Today, as in generations past, entire communities venture off to their rice camps in late August and September, where they harvest green rice, dry it, parch it, “dance” or “jig” it to loosen the grain from the hull, and winnow it. The harvest is carefully controlled by an ethical relationship with the plant, supported by its myth of origin and a long natural history of cultural value.
From the days when Native people supplied Europeans at the trading posts of the fur trade, wild rice has provided Native communities in this region with an important source of commercial income. However, since the 1970s, when a domesticated strain of wild rice was developed, agro-business economic development projects of cultivating “paddy rice” have failed in Native communities, where the relationship with the plant is not an economic relationship with a commercial crop, but rather a spiritual relationship with an important source of community identity and well being.

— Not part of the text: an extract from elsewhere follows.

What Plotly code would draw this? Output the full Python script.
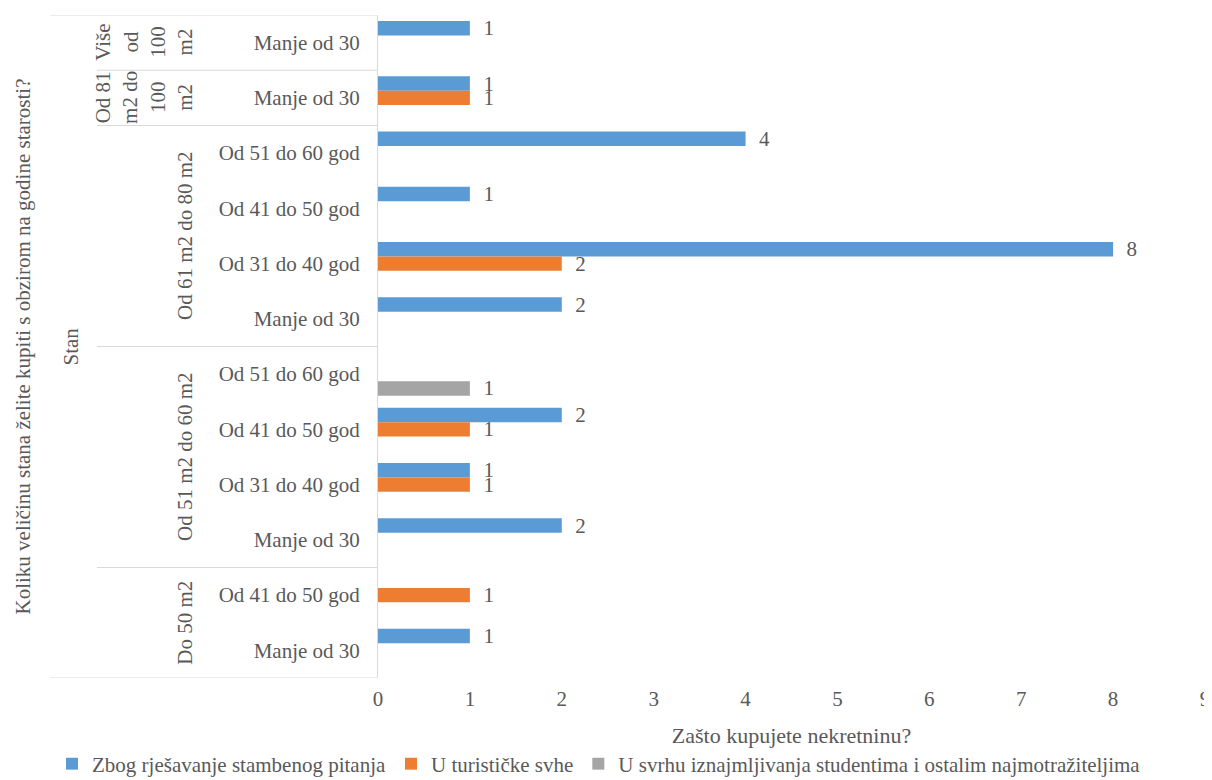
import plotly.graph_objects as go

# ---------------- data (top-to-bottom order as in the chart) ----------------
outer_label = "Stan"
sizes = [
    "Više od 100 m2",
    "Od 81 m2 do 100 m2",
    "Od 61 m2 do 80 m2", "Od 61 m2 do 80 m2", "Od 61 m2 do 80 m2", "Od 61 m2 do 80 m2",
    "Od 51 m2 do 60 m2", "Od 51 m2 do 60 m2", "Od 51 m2 do 60 m2", "Od 51 m2 do 60 m2",
    "Do 50 m2", "Do 50 m2",
]
ages = [
    "Manje od 30",
    "Manje od 30",
    "Od 51 do 60 god", "Od 41 do 50 god", "Od 31 do 40 god", "Manje od 30",
    "Od 51 do 60 god", "Od 41 do 50 god", "Od 31 do 40 god", "Manje od 30",
    "Od 41 do 50 god", "Manje od 30",
]
housing = [1, 1, 4, 1, 8, 2, None, 2, 1, 2, None, 1]
tourism = [None, 1, None, None, 2, None, None, 1, 1, None, 1, None]
renting = [None, None, None, None, None, None, 1, None, None, None, None, None]

series_names = [
    "Zbog rješavanje stambenog pitanja",
    "U turističke svhe",
    "U svrhu iznajmljivanja studentima i ostalim najmotražiteljima",
]
series_values = [housing, tourism, renting]
series_colors = ["#5B9BD5", "#ED7D31", "#A5A5A5"]

group_display = {
    "Više od 100 m2": "Više<br>od<br>100<br>m2",
    "Od 81 m2 do 100 m2": "Od 81<br>m2 do<br>100<br>m2",
}
x_ticks = list(range(0, 10))
x_title = "Zašto kupujete nekretninu?"
y_title = "Koliku veličinu stana želite kupiti s obzirom na godine starosti?"

# ---------------- layout helpers ----------------
FONT = "Liberation Serif, Times New Roman, serif"
TXT = "#595959"
LINE = "#D9D9D9"
OFF = 8                      # default page body margin around the figure
PAGE_W, PAGE_H = 1212, 780
W, H = PAGE_W - OFF, PAGE_H - OFF
PLOT_L, PLOT_R, PLOT_T, PLOT_B = 378, 1205, 15, 678   # page pixels
ML, MR = PLOT_L - OFF, W - (PLOT_R - OFF)
MT, MB = PLOT_T - OFF, H - (PLOT_B - OFF)
PW = W - ML - MR
PH = H - MT - MB


def px(x):
    """page pixel x -> paper x"""
    return (x - PLOT_L) / PW


def py(y):
    """page pixel y -> paper y"""
    return (PLOT_B - y) / PH


ids = [f"{s}|{a}|{i}" for i, (s, a) in enumerate(zip(sizes, ages))]

fig = go.Figure()
for name, vals, col in zip(series_names, series_values, series_colors):
    fig.add_trace(go.Bar(
        name=name,
        orientation="h",
        y=ids,
        x=vals,
        marker=dict(color=col, line=dict(width=0)),
        text=["" if v is None else "\u00a0\u00a0" + str(v) for v in vals],
        textposition="outside",
        constraintext="none",
        cliponaxis=False,
        textfont=dict(family=FONT, size=21, color=TXT),
        hoverinfo="x+name",
    ))

# group spans
groups = []
start = 0
for i in range(1, len(sizes) + 1):
    if i == len(sizes) or sizes[i] != sizes[start]:
        groups.append((sizes[start], start, i - 1))
        start = i

shapes = []
annotations = []
n = len(ids)
# top and bottom outer lines
for yv in (-0.5, n - 0.5):
    shapes.append(dict(type="line", xref="paper", yref="y", x0=px(50), x1=0,
                       y0=yv, y1=yv, line=dict(color=LINE, width=1)))
for gi, (g, a, b) in enumerate(groups):
    if gi > 0:
        shapes.append(dict(type="line", xref="paper", yref="y", x0=px(97), x1=0,
                           y0=a - 0.5, y1=a - 0.5, line=dict(color=LINE, width=1)))
    label = group_display.get(g, g)
    annotations.append(dict(
        text=label, xref="paper", yref="y", x=px(199), xanchor="right",
        y=(a + b) / 2, yanchor="middle", textangle=-90, showarrow=False,
        align="center", font=dict(family=FONT, size=21, color=TXT),
    ))

annotations.append(dict(
    text=outer_label, xref="paper", yref="y", x=px(70), xanchor="center",
    y=(n - 1) / 2, yanchor="middle", textangle=-90, showarrow=False,
    font=dict(family=FONT, size=21, color=TXT),
))
annotations.append(dict(
    text=y_title, xref="paper", yref="y", x=px(22), xanchor="center",
    y=(n - 1) / 2, yanchor="middle", textangle=-90, showarrow=False,
    font=dict(family=FONT, size=21, color=TXT),
))

fig.update_layout(
    width=W, height=H, autosize=False,
    margin=dict(l=ML, r=MR, t=MT, b=MB, autoexpand=False),
    paper_bgcolor="white", plot_bgcolor="white",
    barmode="group", bargap=0.22, bargroupgap=0,
    font=dict(family=FONT, size=21, color=TXT),
    shapes=shapes, annotations=annotations,
    showlegend=True,
    legend=dict(
        orientation="h", xref="paper", yref="paper",
        x=px(52), xanchor="left", y=py(764), yanchor="middle",
        font=dict(family=FONT, size=21, color=TXT),
        bgcolor="rgba(0,0,0,0)",
    ),
    xaxis=dict(
        range=[0, 9], tickvals=x_ticks, ticktext=[str(t) for t in x_ticks],
        showgrid=False, zeroline=False, showline=False, ticks="",
        tickfont=dict(family=FONT, size=21, color=TXT),
        ticklabelstandoff=6, automargin=False, ticklabeloverflow="allow",
        title=dict(text=x_title, font=dict(family=FONT, size=22, color=TXT), standoff=17),
        fixedrange=True,
    ),
    yaxis=dict(
        type="category", categoryorder="array", categoryarray=ids,
        range=[n - 0.5, -0.5],
        tickvals=ids, ticktext=ages,
        showgrid=False, zeroline=False, showline=True, linecolor=LINE, linewidth=1,
        ticks="", ticklabelstandoff=13, automargin=False,
        tickfont=dict(family=FONT, size=21, color=TXT),
        fixedrange=True,
    ),
)

fig.write_html("out.html")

Manoomin might even be called a sacred food among the Ojibwe people and their neighbors. No ceremony or public gathering will be without a feast, and no feast will do without a number of manoomin dishes, be it a picnic or powwow, a graduation party or funeral wake. Often a “spirit dish” of each food will be prepared, and upon the blessing of the food, will be quietly placed in a field for the spirits.

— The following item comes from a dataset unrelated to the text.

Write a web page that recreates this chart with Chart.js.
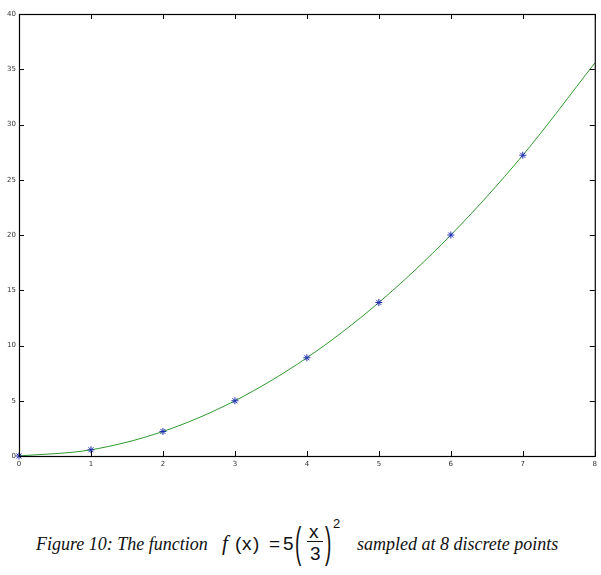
<!DOCTYPE html>
<html lang="en">
<head>
  <meta charset="UTF-8">
  <title>f(x) = 5(x/3)^2 sampled at 8 points</title>
  <script src="https://cdn.jsdelivr.net/npm/chart.js"></script>
  <style>
    html, body { margin: 0; padding: 0; background: #fff; }
    #wrap { position: relative; width: 601px; height: 575px; }
    #chartBox { position: absolute; left: 0; top: 0; width: 601px; height: 490px; }
    .cap { position: absolute; white-space: nowrap; color: #111; line-height: 1; }
    .serif { font-family: "Liberation Serif", "Times New Roman", serif; font-style: italic; font-size: 18px; }
    .sans { font-family: "Liberation Sans", Arial, sans-serif; font-size: 19px; }
    .big { transform: scaleY(2.2); transform-origin: 0 0; font-size: 19px; }
  </style>
</head>
<body>
<div id="wrap">
  <div id="chartBox"><canvas id="myChart" width="601" height="490"></canvas></div>

  <!-- caption -->
  <span class="cap serif" style="left:36px; top:535px;">Figure 10: The function</span>
  <span class="cap serif" style="left:222px; top:533px; font-size:21px;">f</span>
  <span class="cap sans" style="left:235px; top:534px;">(</span>
  <span class="cap sans" style="left:242px; top:534px;">x</span>
  <span class="cap sans" style="left:253px; top:534px;">)</span>
  <span class="cap sans" style="left:269px; top:534px;">=</span>
  <span class="cap sans" style="left:283px; top:534px;">5</span>
  <span class="cap sans big" style="left:295px; top:522px;">(</span>
  <span class="cap sans" style="left:309px; top:522px;">x</span>
  <span style="position:absolute; left:307px; top:541px; width:16px; height:1px; background:#111;"></span>
  <span class="cap sans" style="left:310px; top:544px;">3</span>
  <span class="cap sans big" style="left:325px; top:522px;">)</span>
  <span class="cap sans" style="left:333px; top:517px; font-size:13px;">2</span>
  <span class="cap serif" style="left:357px; top:535px;">sampled at 8 discrete points</span>
</div>

<script>
  // nilai sampel (bintang biru)
  var sampleX = [0, 1, 2, 3, 4, 5, 6, 7];
  var sampleY = [0, 0.56, 2.22, 5.0, 8.89, 13.89, 20.0, 27.22];

  // kurva hijau
  var curveX = [0, 1, 2, 3, 4, 5, 6, 7, 8];
  var curveY = [0, 0.56, 2.22, 5.0, 8.89, 13.89, 20.0, 27.22, 35.56];

  var xTicks = [0, 1, 2, 3, 4, 5, 6, 7, 8];
  var yTicks = [0, 5, 10, 15, 20, 25, 30, 35, 40];

  function toPoints(xs, ys) {
    return xs.map(function (x, i) { return { x: x, y: ys[i] }; });
  }

  // bingkai + tick ke dalam ala matplotlib
  var frameTicks = {
    id: 'frameTicks',
    afterDraw: function (chart) {
      var ctx = chart.ctx, a = chart.chartArea;
      var sx = chart.scales.x, sy = chart.scales.y;
      var len = 5;
      ctx.save();
      ctx.strokeStyle = '#000';
      ctx.lineWidth = 1;
      ctx.beginPath();
      xTicks.forEach(function (v) {
        var px = Math.round(sx.getPixelForValue(v)) + 0.5;
        ctx.moveTo(px, a.bottom); ctx.lineTo(px, a.bottom - len);
        ctx.moveTo(px, a.top); ctx.lineTo(px, a.top + len);
      });
      yTicks.forEach(function (v) {
        var py = Math.round(sy.getPixelForValue(v)) + 0.5;
        ctx.moveTo(a.left, py); ctx.lineTo(a.left + len, py);
        ctx.moveTo(a.right, py); ctx.lineTo(a.right - len, py);
      });
      ctx.stroke();
      ctx.lineWidth = 1.2;
      ctx.strokeRect(a.left + 0.5, a.top + 0.5, a.right - a.left, a.bottom - a.top);
      ctx.restore();
    }
  };

  var tickFont = { family: 'DejaVu Sans', size: 7 };

  var ctx = document.getElementById('myChart').getContext('2d');
  var myChart = new Chart(ctx, {
    type: 'scatter',
    data: {
      datasets: [{
        label: 'f(x)',
        data: toPoints(curveX, curveY),
        showLine: true,
        borderColor: '#2e9a2e',
        borderWidth: 1,
        pointRadius: 0,
        cubicInterpolationMode: 'monotone',
        order: 2
      },
      {
        label: 'samples',
        data: toPoints(sampleX, sampleY),
        showLine: false,
        pointStyle: 'star',
        pointRadius: 3.5,
        borderColor: '#1f2fb0',
        backgroundColor: '#1f2fb0',
        borderWidth: 1,
        order: 1
      }]
    },
    options: {
      responsive: false,
      animation: false,
      clip: false,
      layout: { padding: { top: 14, right: 4, left: 0, bottom: 20 } },
      plugins: {
        legend: { display: false },
        tooltip: { enabled: false }
      },
      scales: {
        x: {
          type: 'linear',
          min: 0, max: 8,
          afterBuildTicks: function (s) { s.ticks = xTicks.map(function (v) { return { value: v }; }); },
          afterFit: function (s) { s.height = 14; },
          grid: { display: false, drawTicks: false },
          border: { display: false },
          ticks: { font: tickFont, color: '#333', padding: 4, maxRotation: 0 }
        },
        y: {
          type: 'linear',
          min: 0, max: 40,
          afterBuildTicks: function (s) { s.ticks = yTicks.map(function (v) { return { value: v }; }); },
          afterFit: function (s) { s.width = 19; },
          grid: { display: false, drawTicks: false },
          border: { display: false },
          ticks: { font: tickFont, color: '#333', padding: 3 }
        }
      }
    },
    plugins: [frameTicks]
  });
</script>
</body>
</html>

The traditional way of harvesting manoomin in canoes is also central to the lives of these Western Great Lakes communities. The weeks of late summer and early fall are perhaps the most special time of the year because of their association with the rice harvest. As time draws near, reservation communities buzz with talk of the quality of the year’s crop, of where and when people will journey to the rice fields for harvest. Many Native people who live far away in urban areas will return to the lakes and streams of the reservations especially for the rice harvest. The village of Ball Club on Minnesota’s Leech Lake Reservation honors the plant each year at this time, during its traditional Mi-gwech Mahnohmen Days, its “Thank you Manoomin” Powwow.